Understandably sustainability is an important topic of conversation between Commercial Interior Designers and Suppliers. This series of interviews aims to share knowledge of new materials but goes on to challenge how circularity can succeed in the commercial sector and what that production model may look like. We also focus on action by asking our interviewees to share examples of how they’ve delivered sustainably innovative projects in order for the sector as a whole to learn and grow.
Please could you introduce yourself and your role?
I’m an industrial designer by training and have been working for Orangebox for 20 years as part of our in-house design team. Just over a year ago I got the opportunity to become Head of Sustainability here at Orangebox, so I’m now focused on how we adapt and respond to the climate crisis with a role that covers our operational impacts as well as our continued commitment to sustainable design. I’m still working closely with the design team here but also have a remit to shape our business-wide decarbonisation plan over the coming decade & beyond. It’s extremely challenging at times but pretty much my dream role too which helps keep my optimism and energy-levels up where they need to be!
What innovation have you found in materials suitable for commercial interiors?
The work we’ve done so far using the Greenhouse Gas Protocol to map our emissions makes it very clear that for manufacturers like us, it’s the materials we use within our products that have the biggest impact on our carbon footprint overall. So material selection (low embodied carbon) & innovation plays a huge role in driving our design decisions. We’re now much more tuned into the carbon intensity (embodied emissions per kg) of the materials we’re using and looking to drive this down over time. Using natural materials wherever we can is a great way to do this of course but where we do have to use metals and polymers, we’re now looking for recycled grades as a first choice. Thankfully, the quality and consistency of what’s now available is better than ever. We’ve also started using an amazing material that’s made from reprocessed landfill waste that has some incredible GHG avoidance benefits, it’s innovations like these that are really helping reduce our carbon footprint.
Can circularity truly be integrated within a commercial interior project?
We’d probably all admit that we’re still only at the foothills right now, but it’s another area where there’s a lot happening quite quickly. More manufacturers are now taking back End of Life product and some are going further still. We’re launching a new service called re-made by Orangebox that aims to give fresh value and additional life to existing Orangebox furniture items that have come to the end of their current use. Our re-made furniture provides the same reliable performance, but with a greatly reduced carbon footprint when compared to new. This type of option is truly circular but it does mean that the end client and the project’s design team do have to think a bit differently in order to make it work.
How have you addressed innovation within the production, and end of life, of your products?
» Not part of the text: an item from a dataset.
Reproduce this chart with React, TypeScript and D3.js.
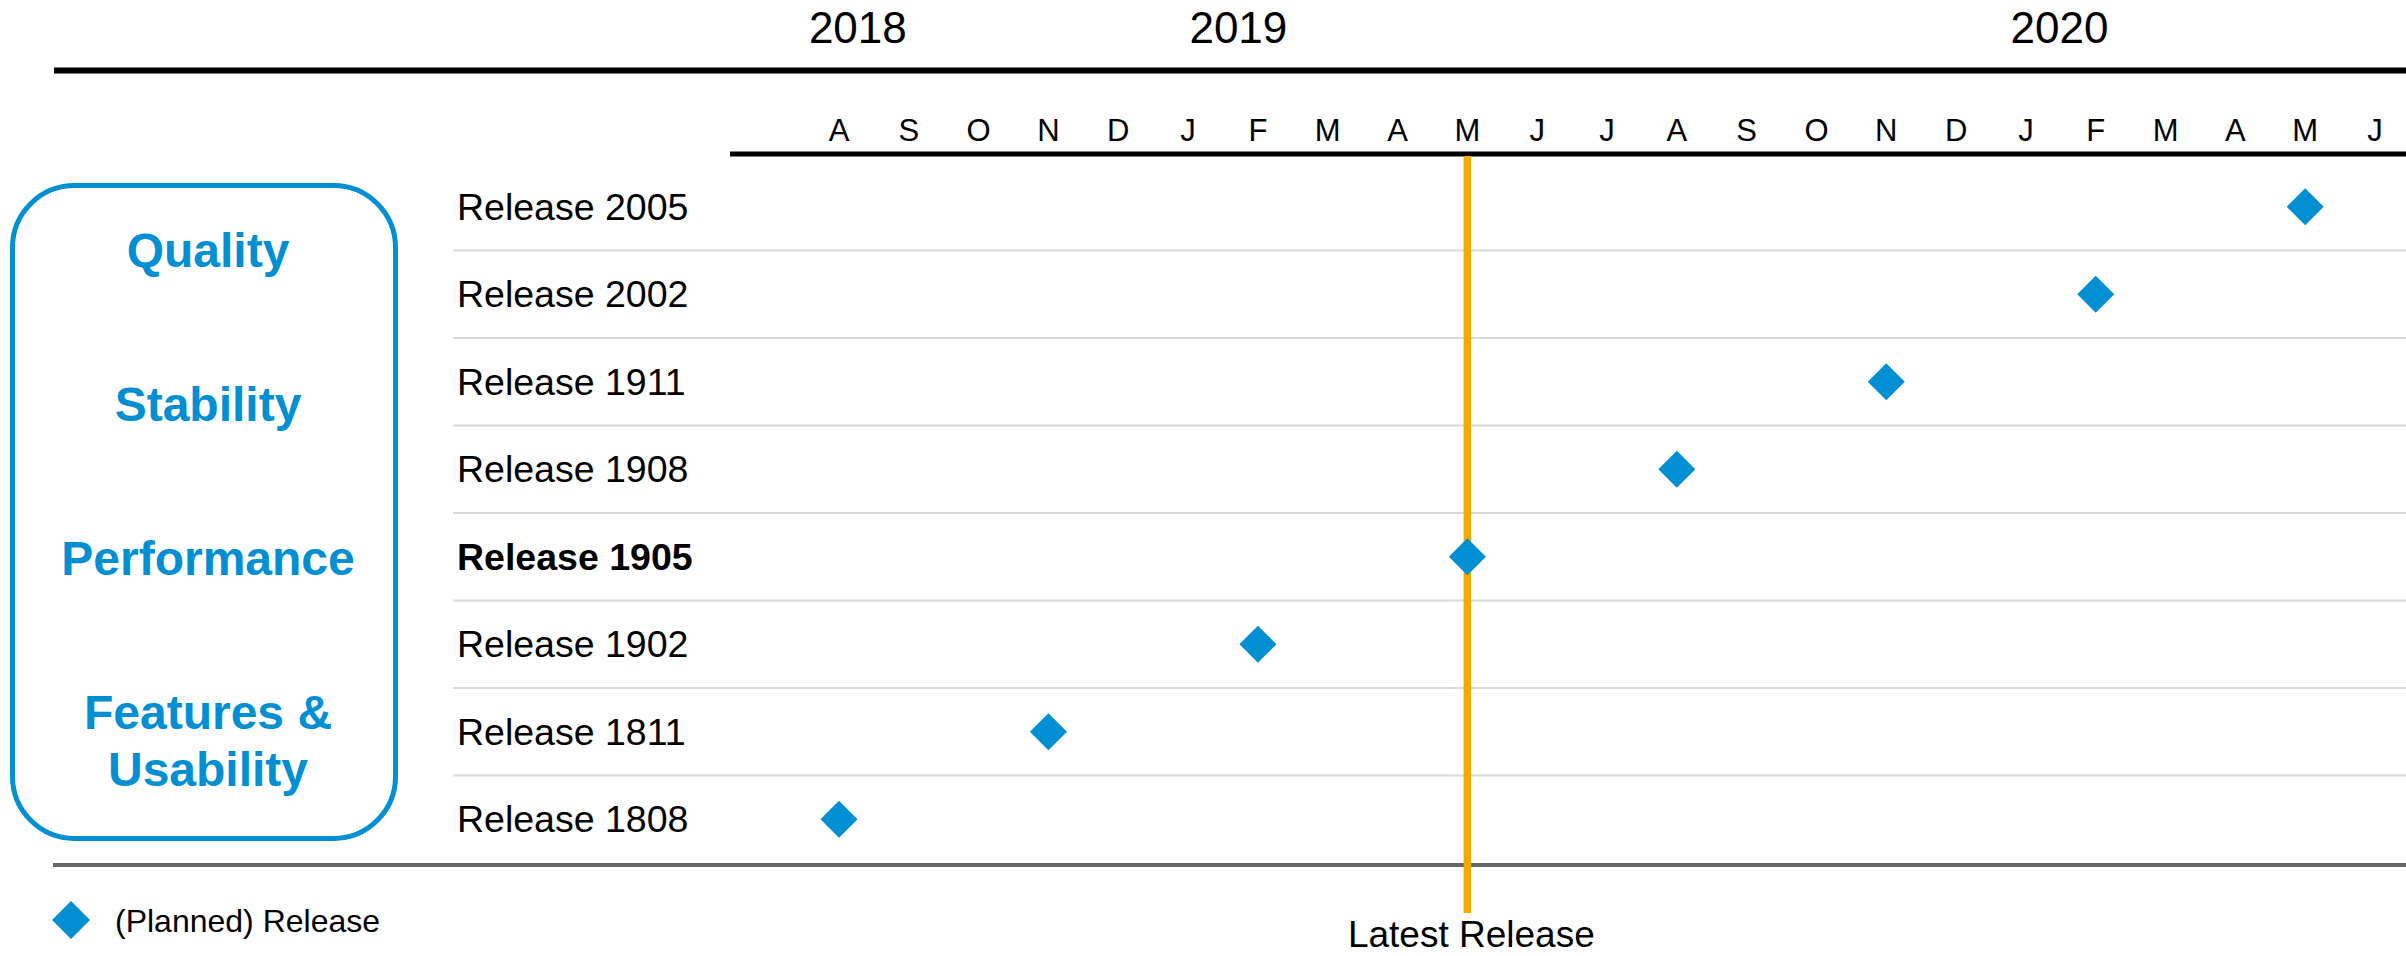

We think design is the key to a successful transition towards a truly circular economy. When we first started looking into this topic a few years ago, it was clear to us straight away that ideas like remanufacturing can only work properly if the product has been designed to facilitate reuse from the outset. So a lot of our innovation over the last 5 years especially has been focused in this area. We use a variety of eco-design strategies to help try and ensure this is the case, for example; design simplification, dematerialisation, material identifiers, design for dis-assembly, these useful tools we employ to keep our materials at their highest value for the longest time possible.
How could you work with Commercial Interiors Designers in order to deliver sustainable projects which achieve high levels of accreditation?
There’s obvious gains to be made from working more closely and sharing clearer information to ensure the best environmental outcomes. We’re certainly working on how we communicate the environmental attributes of individual products, so the information is more easily understood. For a product attribute like recycled content, this is quite straightforward of course. But putting a value on a criteria like “circularity” can be quite a challenge as there’s a high number of factors that could be taken into consideration, and some even conflict with each other. For example, aluminium is a great material when it comes to re-manufacturing but has a high carbon intensity per kg of material used. With so many “moving parts” to a project and so much choice from a crowded marketplace, clear and reliable communication from manufacturers around sustainability performance is likely to really help I think.
What is the next step in the sustainable conversation and who is it between?
If we’re serious (as an industry) about meaningful decarbonisation at the scale and speed that’s required, then for me, cracking the challenges around product re-manufacturing and re-use has to play a key role. We all have businesses to run successfully but we need to get better at creating value without using new resources every time. We’re big on the idea that this is a shared responsibility and as such, it should also be a shared conversation across all the links the chain. I’m still frustrated by the speed of change but I’m also really encouraged by the direction of travel. We’re seeing a growing number of corporate companies taking their environmental impacts way more seriously than I’ve ever seen before, and this market pull is really helping kickstart some action at last.